Here, Netanyahu appears to be promoting the concept that historical Palestine, including the West Bank (in his words "Judea and Samaria"), belongs to Israel, but because non-Jews, i.e. Palestinians, happen to live there and because Israel wants to maintain a purely Jewish state, he will "agree" to assign parts of Judea and Samaria as an autonomous area for Palestinians. The size of this part will be determined by Israel in accordance with its security needs and might even be called a state. That, in Netanyahu's eyes, would be the implementation of the two-state solution.

Needless to say, Palestinians are coming from a completely different concept. Israel's presence in and control of the Gaza Strip and West Bank, including East Jerusalem, is illegal. The United Nations referred to it as an illegal, belligerent, military occupation that must come to an end along the 1967 borders in order to allow the Palestinian people to enjoy their basic right of self-determination through the establishment of an independent state.

Netanyahu's reference to the West Bank as "Judea and Samaria" and "the land of our forefathers" reminds Palestinians that all of historic Palestine was once their homeland, where they lived as a majority for millennia until the last 63 years. The kind of rhetoric that we heard from Netanyahu, backed by the Congress, only reinforces the call of Palestinians, most of whom are refugees, to regain their right to return to their homeland. Netanyahu's references are completely incompatible with the two-state solution derived from and based on international legality, which sees the 1967 borders as the borders of Israel and the future Palestinian state. Either both parties allow each other to base their vision of the solution on historical and religious considerations (where both sides can argue their connection to historical Palestine) or both parties must agree to compromise their respective rights on the basis of international references.

Israel cannot continue having its cake and eating it, too. Nor can it continue to be selective in how it argues for its needs. The weight of history and religion can either be guaranteed to both sides or compromised by both.

In conclusion, the only way Palestinians were able to explain the unusual reaction of the US Congress is the representatives' need for money and votes from the US Jewish community in the coming elections.
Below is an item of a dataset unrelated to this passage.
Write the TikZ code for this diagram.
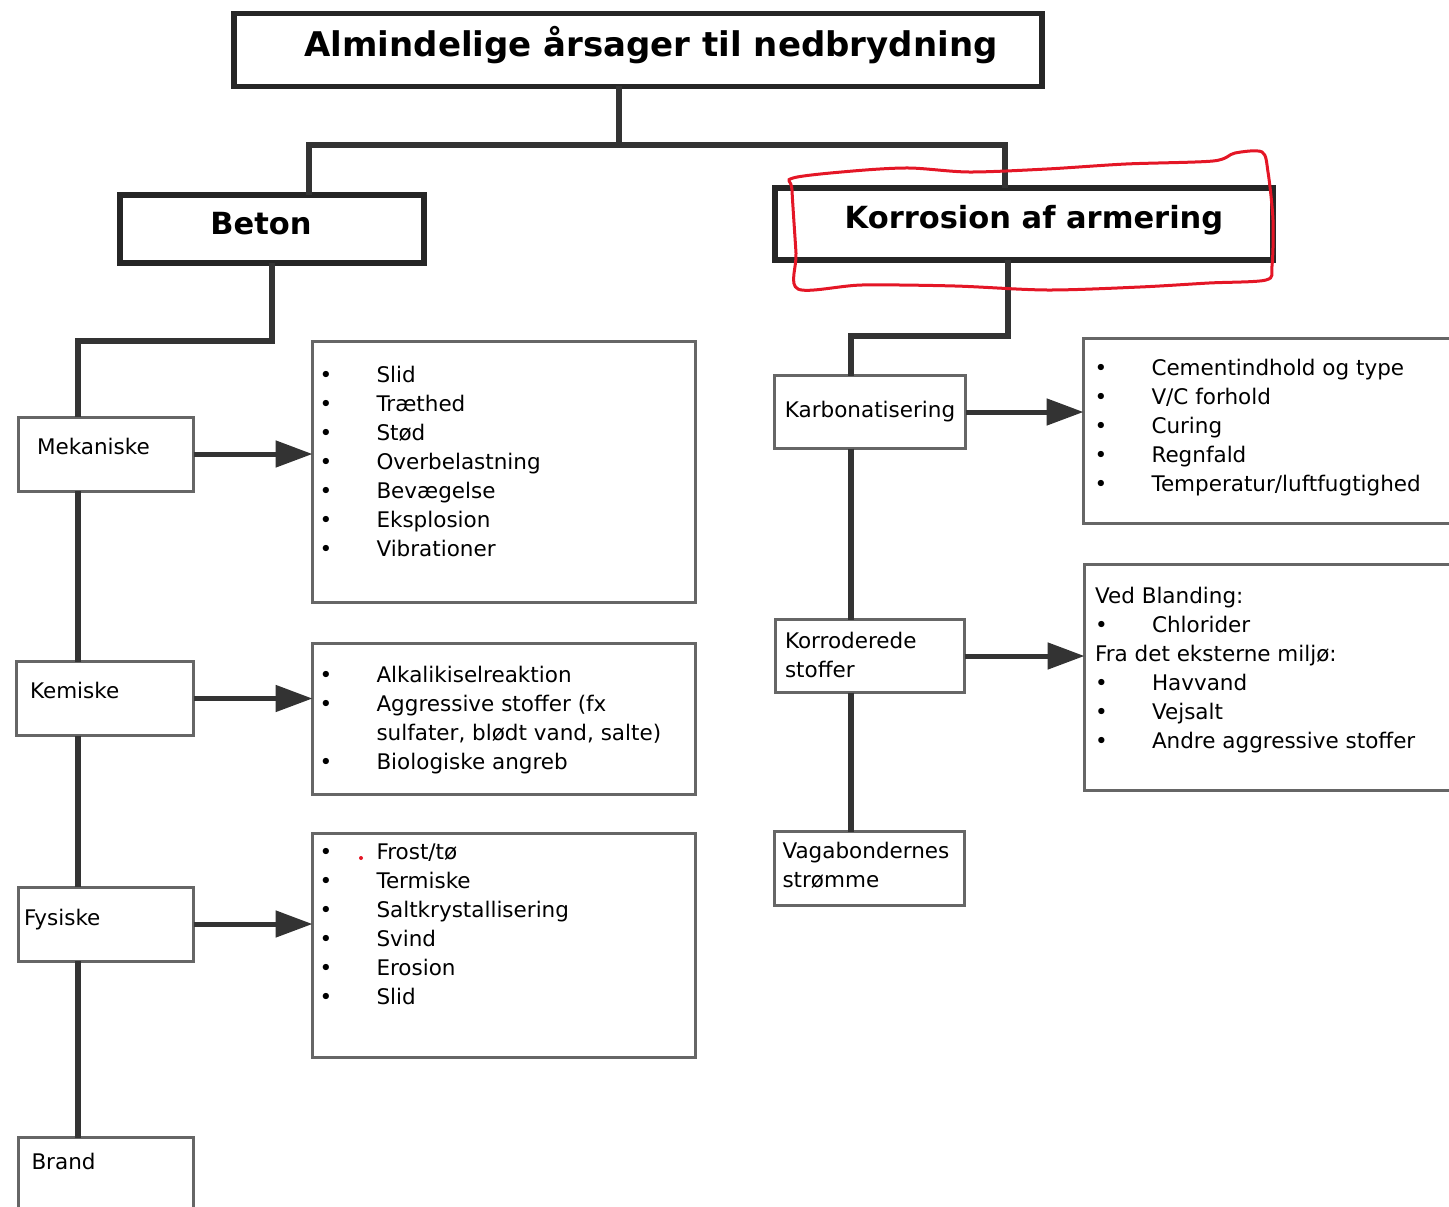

Netanyahu's speech confirmed our fears that the politics and ideology of this Israeli government and prime minister are not compatible with that of the international community, international legality and the agreed-upon terms of reference of the peace process, including the roadmap issued by the Quartet and adopted by the UN Security Council.

Thus, Palestinians have no choice but to ask for a paradigm shift in handling the conflict, moving from the bilateral approach that Israel is abusing to a multilateral one in the United Nations.